### DATA EXTRACT

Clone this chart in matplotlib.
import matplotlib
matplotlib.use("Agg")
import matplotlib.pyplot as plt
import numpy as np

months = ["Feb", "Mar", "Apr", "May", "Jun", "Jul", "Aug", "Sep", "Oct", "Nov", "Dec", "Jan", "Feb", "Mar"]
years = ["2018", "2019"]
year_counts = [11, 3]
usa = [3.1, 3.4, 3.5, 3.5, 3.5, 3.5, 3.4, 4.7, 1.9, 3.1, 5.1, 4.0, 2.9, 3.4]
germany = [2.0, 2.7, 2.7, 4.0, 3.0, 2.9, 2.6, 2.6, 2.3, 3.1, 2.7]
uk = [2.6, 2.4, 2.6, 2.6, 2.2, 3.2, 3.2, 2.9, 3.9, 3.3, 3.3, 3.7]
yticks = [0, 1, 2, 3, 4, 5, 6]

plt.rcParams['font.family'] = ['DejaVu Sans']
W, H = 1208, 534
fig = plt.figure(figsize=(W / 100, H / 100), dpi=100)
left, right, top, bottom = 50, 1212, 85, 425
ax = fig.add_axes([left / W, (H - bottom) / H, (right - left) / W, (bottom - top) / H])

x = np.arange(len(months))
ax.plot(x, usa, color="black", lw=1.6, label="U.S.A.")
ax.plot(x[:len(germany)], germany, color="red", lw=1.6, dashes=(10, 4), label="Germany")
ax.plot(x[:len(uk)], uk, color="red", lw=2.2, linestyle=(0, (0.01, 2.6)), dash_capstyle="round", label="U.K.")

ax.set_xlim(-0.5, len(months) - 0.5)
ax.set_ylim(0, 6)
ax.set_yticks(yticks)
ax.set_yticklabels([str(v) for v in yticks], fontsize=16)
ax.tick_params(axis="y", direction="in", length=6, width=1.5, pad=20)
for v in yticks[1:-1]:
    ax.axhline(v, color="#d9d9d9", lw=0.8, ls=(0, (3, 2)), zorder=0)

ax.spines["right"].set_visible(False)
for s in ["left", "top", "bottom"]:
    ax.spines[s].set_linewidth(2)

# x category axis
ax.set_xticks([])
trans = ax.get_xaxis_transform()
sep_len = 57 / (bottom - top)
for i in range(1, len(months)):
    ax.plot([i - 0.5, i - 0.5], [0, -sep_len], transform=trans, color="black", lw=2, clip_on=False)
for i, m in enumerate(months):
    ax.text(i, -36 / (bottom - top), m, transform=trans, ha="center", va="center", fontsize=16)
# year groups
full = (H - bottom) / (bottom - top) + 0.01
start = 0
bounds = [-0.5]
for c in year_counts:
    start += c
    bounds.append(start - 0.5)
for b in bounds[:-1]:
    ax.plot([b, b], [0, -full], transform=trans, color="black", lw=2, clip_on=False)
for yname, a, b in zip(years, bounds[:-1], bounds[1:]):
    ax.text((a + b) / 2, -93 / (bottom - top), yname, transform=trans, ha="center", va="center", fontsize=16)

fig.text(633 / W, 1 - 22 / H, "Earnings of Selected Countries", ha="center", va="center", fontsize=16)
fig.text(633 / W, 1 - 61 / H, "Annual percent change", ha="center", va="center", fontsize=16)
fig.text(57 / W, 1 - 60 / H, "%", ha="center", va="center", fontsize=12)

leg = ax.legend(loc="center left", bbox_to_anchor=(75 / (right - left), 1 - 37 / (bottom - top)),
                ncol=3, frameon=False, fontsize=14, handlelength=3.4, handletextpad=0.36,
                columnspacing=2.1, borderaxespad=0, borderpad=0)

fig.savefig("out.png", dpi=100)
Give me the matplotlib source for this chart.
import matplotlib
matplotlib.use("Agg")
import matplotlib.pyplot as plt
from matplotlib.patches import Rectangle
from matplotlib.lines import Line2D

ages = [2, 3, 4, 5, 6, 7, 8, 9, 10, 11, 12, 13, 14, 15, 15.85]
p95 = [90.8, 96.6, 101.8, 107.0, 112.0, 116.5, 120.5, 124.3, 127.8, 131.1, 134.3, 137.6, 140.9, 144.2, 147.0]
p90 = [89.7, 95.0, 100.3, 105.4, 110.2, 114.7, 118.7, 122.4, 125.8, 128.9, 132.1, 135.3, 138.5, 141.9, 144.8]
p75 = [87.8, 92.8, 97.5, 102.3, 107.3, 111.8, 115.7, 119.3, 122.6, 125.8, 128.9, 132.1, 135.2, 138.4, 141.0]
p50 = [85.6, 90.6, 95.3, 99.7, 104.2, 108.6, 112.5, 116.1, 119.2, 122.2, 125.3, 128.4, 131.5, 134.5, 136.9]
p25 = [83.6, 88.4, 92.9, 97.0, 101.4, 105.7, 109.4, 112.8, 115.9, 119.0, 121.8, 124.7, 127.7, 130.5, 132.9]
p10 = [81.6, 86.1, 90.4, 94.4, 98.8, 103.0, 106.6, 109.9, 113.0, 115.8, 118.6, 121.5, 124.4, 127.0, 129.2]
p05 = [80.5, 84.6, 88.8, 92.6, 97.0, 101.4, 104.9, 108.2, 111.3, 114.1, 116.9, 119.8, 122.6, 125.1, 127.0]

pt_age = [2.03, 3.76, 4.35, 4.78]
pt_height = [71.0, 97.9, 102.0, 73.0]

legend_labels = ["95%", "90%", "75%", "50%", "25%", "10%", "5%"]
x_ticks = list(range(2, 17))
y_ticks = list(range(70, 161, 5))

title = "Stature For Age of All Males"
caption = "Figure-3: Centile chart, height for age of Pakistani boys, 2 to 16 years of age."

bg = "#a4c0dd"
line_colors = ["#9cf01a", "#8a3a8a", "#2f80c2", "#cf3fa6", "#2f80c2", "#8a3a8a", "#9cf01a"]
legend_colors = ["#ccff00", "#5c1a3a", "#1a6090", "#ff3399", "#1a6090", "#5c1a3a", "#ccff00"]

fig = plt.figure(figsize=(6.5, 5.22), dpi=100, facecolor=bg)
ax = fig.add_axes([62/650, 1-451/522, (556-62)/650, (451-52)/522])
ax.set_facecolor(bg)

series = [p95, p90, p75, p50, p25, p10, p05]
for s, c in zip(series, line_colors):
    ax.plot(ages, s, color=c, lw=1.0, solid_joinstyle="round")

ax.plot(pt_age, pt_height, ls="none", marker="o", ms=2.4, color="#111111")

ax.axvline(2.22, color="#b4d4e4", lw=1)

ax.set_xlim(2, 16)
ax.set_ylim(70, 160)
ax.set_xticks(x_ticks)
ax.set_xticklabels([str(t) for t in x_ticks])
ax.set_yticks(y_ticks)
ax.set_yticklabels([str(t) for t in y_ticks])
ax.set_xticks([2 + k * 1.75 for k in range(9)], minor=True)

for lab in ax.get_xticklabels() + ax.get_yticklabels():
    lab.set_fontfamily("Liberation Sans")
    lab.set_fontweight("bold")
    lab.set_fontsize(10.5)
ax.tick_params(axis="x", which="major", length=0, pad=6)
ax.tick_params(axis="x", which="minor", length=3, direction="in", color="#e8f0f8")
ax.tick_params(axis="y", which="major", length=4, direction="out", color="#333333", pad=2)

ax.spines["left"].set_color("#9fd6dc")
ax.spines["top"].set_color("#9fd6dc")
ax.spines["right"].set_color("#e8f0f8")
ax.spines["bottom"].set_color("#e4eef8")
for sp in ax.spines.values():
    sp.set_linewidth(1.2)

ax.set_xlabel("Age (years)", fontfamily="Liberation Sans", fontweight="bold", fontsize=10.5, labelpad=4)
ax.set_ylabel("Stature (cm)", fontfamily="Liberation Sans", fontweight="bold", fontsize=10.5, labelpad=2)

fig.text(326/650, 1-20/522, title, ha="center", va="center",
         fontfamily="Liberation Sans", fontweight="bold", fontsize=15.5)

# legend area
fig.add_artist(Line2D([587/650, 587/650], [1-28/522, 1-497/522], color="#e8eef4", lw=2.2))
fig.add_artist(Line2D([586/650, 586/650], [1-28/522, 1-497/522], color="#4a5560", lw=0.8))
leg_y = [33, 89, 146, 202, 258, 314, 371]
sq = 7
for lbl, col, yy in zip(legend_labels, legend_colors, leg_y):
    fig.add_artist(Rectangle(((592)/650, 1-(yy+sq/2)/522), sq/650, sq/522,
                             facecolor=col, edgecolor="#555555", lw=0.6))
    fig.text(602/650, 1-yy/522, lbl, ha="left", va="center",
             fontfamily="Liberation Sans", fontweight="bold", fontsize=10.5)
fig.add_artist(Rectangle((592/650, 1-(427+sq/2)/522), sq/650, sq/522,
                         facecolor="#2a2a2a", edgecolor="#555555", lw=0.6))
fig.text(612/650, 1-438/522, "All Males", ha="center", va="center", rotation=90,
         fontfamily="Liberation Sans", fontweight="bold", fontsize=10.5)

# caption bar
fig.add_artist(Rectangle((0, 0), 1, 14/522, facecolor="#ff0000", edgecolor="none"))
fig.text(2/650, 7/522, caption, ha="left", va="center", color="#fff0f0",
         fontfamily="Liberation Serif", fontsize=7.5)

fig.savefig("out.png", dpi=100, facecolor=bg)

### DIRECTIONS FOR THIS TASK
In the listing above, find the line with "Give me the matplotlib source for this chart." and the line with "from matplotlib.lines import Line2D", then print exactly those two lines and every line between them, and nothing more.

### ANSWER TO THE TASK
Give me the matplotlib source for this chart.
import matplotlib
matplotlib.use("Agg")
import matplotlib.pyplot as plt
from matplotlib.patches import Rectangle
from matplotlib.lines import Line2D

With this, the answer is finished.